Вадим КОВСКИЙ
В ПОИСКАХ ПОТРАЧЕННОГО ВРЕМЕНИ, ИЛИ ВОСПОМИНАНИЕ ОБ ИМЛИ
Рубеж веков — время воспоминаний и автобиографий. Что-то среднее между тем и другим представляет и этот очерк; два десятилетия жизни, проведенные в стенах одного и того же учреждения, Института мировой литературы Академии наук СССР (ныне — РАН). История увлечений и разочарований, уходов и возвращений, конфликтов и компромиссов, длинная, как семейная жизнь, закончившаяся разводом. История института, проросшая в автобиографию. История, в которой так или иначе "отразился век", со всем его тоталитарно-пропагандистским вздором и цензурным удушьем.

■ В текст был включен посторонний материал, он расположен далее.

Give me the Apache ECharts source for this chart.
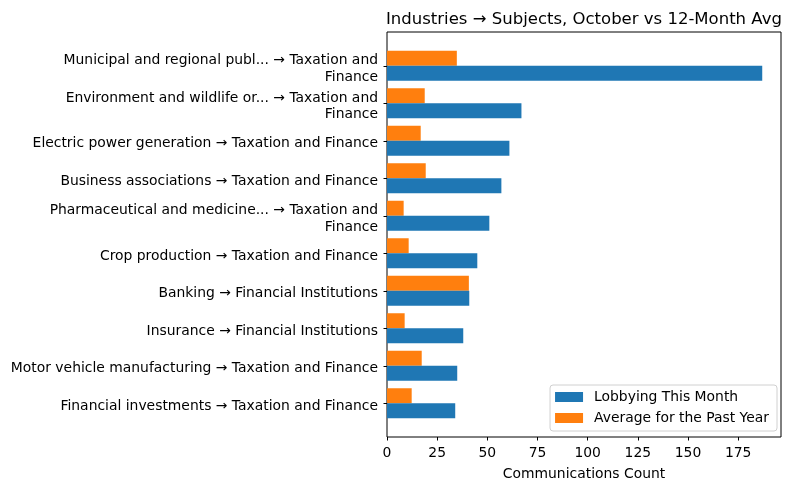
<!DOCTYPE html>
<html>
<head>
<meta charset="utf-8">
<script src="https://cdn.jsdelivr.net/npm/echarts@6/dist/echarts.min.js"></script>
<style>html,body{margin:0;padding:0;background:#fff;}#c{width:793px;height:491px;}</style>
</head>
<body>
<div id="c"></div>
<script>
const categories = [
  "Municipal and regional publ... \u2192 Taxation and\nFinance",
  "Environment and wildlife or... \u2192 Taxation and\nFinance",
  "Electric power generation \u2192 Taxation and Finance",
  "Business associations \u2192 Taxation and Finance",
  "Pharmaceutical and medicine... \u2192 Taxation and\nFinance",
  "Crop production \u2192 Taxation and Finance",
  "Banking \u2192 Financial Institutions",
  "Insurance \u2192 Financial Institutions",
  "Motor vehicle manufacturing \u2192 Taxation and Finance",
  "Financial investments \u2192 Taxation and Finance"
];
const thisMonth = [187, 67, 61, 57, 51, 45, 41, 38, 35, 34];
const avgYear = [34.8, 18.8, 16.8, 19.3, 8.3, 10.8, 40.8, 8.8, 17.3, 12.3];
const xTicks = [0, 25, 50, 75, 100, 125, 150, 175];

const FONT = 'DejaVu Sans';
const FS = 13.9;
const xMax = Math.max(...thisMonth, ...avgYear) * 1.05;

const chart = echarts.init(document.getElementById('c'), null, {renderer: 'canvas'});
chart.setOption({
  animation: false,
  backgroundColor: '#fff',
  textStyle: {fontFamily: FONT},
  title: {
    text: 'Industries \u2192 Subjects, October vs 12-Month Avg',
    left: 386, top: 11, padding: 0,
    textStyle: {fontFamily: FONT, fontSize: 16.5, fontWeight: 'normal', color: '#000'}
  },
  legend: {
    orient: 'vertical',
    right: 16, top: 385,
    data: ['Lobbying This Month', 'Average for the Past Year'],
    itemWidth: 28, itemHeight: 10, itemGap: 5,
    icon: 'rect',
    padding: [4, 8, 5, 5],
    backgroundColor: 'rgba(255,255,255,0.8)',
    borderColor: '#d0d0d0', borderWidth: 1, borderRadius: 3,
    textStyle: {fontFamily: FONT, fontSize: FS, color: '#000', lineHeight: 16, padding: [0, 0, 0, 6]}
  },
  grid: [
    {left: 387, right: 12, top: 47, height: 375, containLabel: false},
    {left: 387, right: 12, top: 32, height: 405, show: true, borderColor: '#000', borderWidth: 1, backgroundColor: 'transparent'},
    {left: 387, right: 12, top: 50, height: 375, containLabel: false}
  ],
  xAxis: [
    {
      type: 'value', gridIndex: 0, min: 0, max: xMax, interval: 25,
      position: 'bottom', offset: 15,
      axisLine: {show: false},
      axisTick: {show: true, length: 3.5, lineStyle: {color: '#000'}},
      axisLabel: {
        color: '#000', fontFamily: FONT, fontSize: FS, margin: 9.5,
        showMaxLabel: false,
        formatter: v => xTicks.includes(v) ? String(v) : ''
      },
      splitLine: {show: false},
      name: 'Communications Count', nameLocation: 'middle', nameGap: 30.5,
      nameTextStyle: {color: '#000', fontFamily: FONT, fontSize: FS}
    },
    {type: 'value', gridIndex: 1, show: false},
    {type: 'value', gridIndex: 2, show: false}
  ],
  yAxis: [
    {
      type: 'category', gridIndex: 0, data: categories, inverse: true, z: 5,
      axisLine: {show: false},
      axisTick: {show: true, alignWithLabel: true, length: 3.5, lineStyle: {color: '#000'}},
      axisLabel: {show: false},
      splitLine: {show: false}
    },
    {type: 'category', gridIndex: 1, show: false, data: ['a']},
    {
      type: 'category', gridIndex: 2, data: categories, inverse: true,
      axisLine: {show: false},
      axisTick: {show: false},
      axisLabel: {color: '#000', fontFamily: FONT, fontSize: FS, margin: 9, lineHeight: 16.5, align: 'right', interval: 0},
      splitLine: {show: false}
    }
  ],
  series: [
    {
      name: 'Average for the Past Year', type: 'bar', data: avgYear,
      xAxisIndex: 0, yAxisIndex: 0,
      barWidth: '40%', barGap: '0%', barCategoryGap: '20%',
      itemStyle: {color: '#ff7f0e'}
    },
    {
      name: 'Lobbying This Month', type: 'bar', data: thisMonth,
      xAxisIndex: 0, yAxisIndex: 0,
      barWidth: '40%', barGap: '0%', barCategoryGap: '20%',
      itemStyle: {color: '#1f77b4'}
    }
  ]
});
</script>
</body>
</html>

Автор не претендует на масштабное изображение Института (в конце концов, и в то время, о котором пойдет речь, здесь работали замечательные ученые), а лишь рассказывает о том, чему был свидетелем и в чем так или иначе участвовал. Он заранее просит у читателя прощения за то, что находится в центре повествования и как бы занимается самоподачей: в мемуарном жанре, когда он склоняется к автобиографии, такое иногда бывает. С другой стороны, читатель вправе упрекать автора за конформизм: вероятно, следовало бы уйти из института раньше, чем накопился материал для подобных повествований. Правда, тогда они не были бы написаны...
Кстати, о читателе. Он (мы) ведь тоже не без греха и тоже на протяжении всего двадцатого века терпел и сотрудничал... Режиссер Марк Захаров, размышляя в "Новой газете" о последствиях многолетнего сожительства граждан со шварцевским Драконом, задается резонным вопросом: "Имею ли я историческое право целиком считать себя здоровым человеком? Нет, никак не имею". Трудно не присоединиться...
Автору не повезло — он попал в институт в исторически мертвый сезон, наступивший после известной "оттепели". В сезон частичного ремонта Системы, уже давшей трещины. Однако Система потому и системна, что целое так или иначе присутствует в каждой ее клеточке. Клеточкой был сектор истории русской советской литературы. С изучением в нем реальной истории Система боролась как могла. Но ведь и борьба с историей является частью исторического процесса. Автор всеми силами пытался уцелеть в бессмыслице происходящего и даже сохранить некоторый оптимизм. Время от времени он сбегал из ИМЛИ в "живую жизнь", чтобы глотнуть свежего воздуха. "Живой" и "мертвой" жизни посвящены в этих воспоминаниях некоторые интермедии и зарисовки, которые, надеюсь, не позволят читателю окончательно загрустить.
Из моего фрунзенского "далека" московский Институт мировой литературы Академии наук СССР виделся ареопагом, в котором заседали бородатые высоколобые мудрецы, достигшие вершин литературоведческой мысли. Постояв около длинной фигуры зазеленевшего от времени, с развевающимися на ветру бронзовыми волосами, Максима Горького, я с трепетом вошел в тяжелые двери старинного особняка Жилярди на Поварской, не зная еще, что мне придется провести в этом здании почти четверть века и пересмотреть многие мои романтические представления о собственной специальности.
К середине 60-х годов "оттепель" сошла на нет. Опять набирала силу цензура. После скандала с "Доктором Живаго" назревал новый, почище первого, - вокруг Солженицына. Исподволь готовились высылки неугодных писателей за границу. Завершилось и то счастливое время моей жизни в ИМЛИ, которое совпало не только с аспирантурой, но и с работой сектора А. Г. Дементьева над двумя томами "Истории русской советской журналистики". Сектор заседал раз в неделю, и каждое заседание было праздником. Оба тома "Журналистики" были изданы в 1966-1968 годах. После этого издания я уже получил возможность самым непосредственным образом наблюдать процесс, если можно так выразиться, "развития застоя".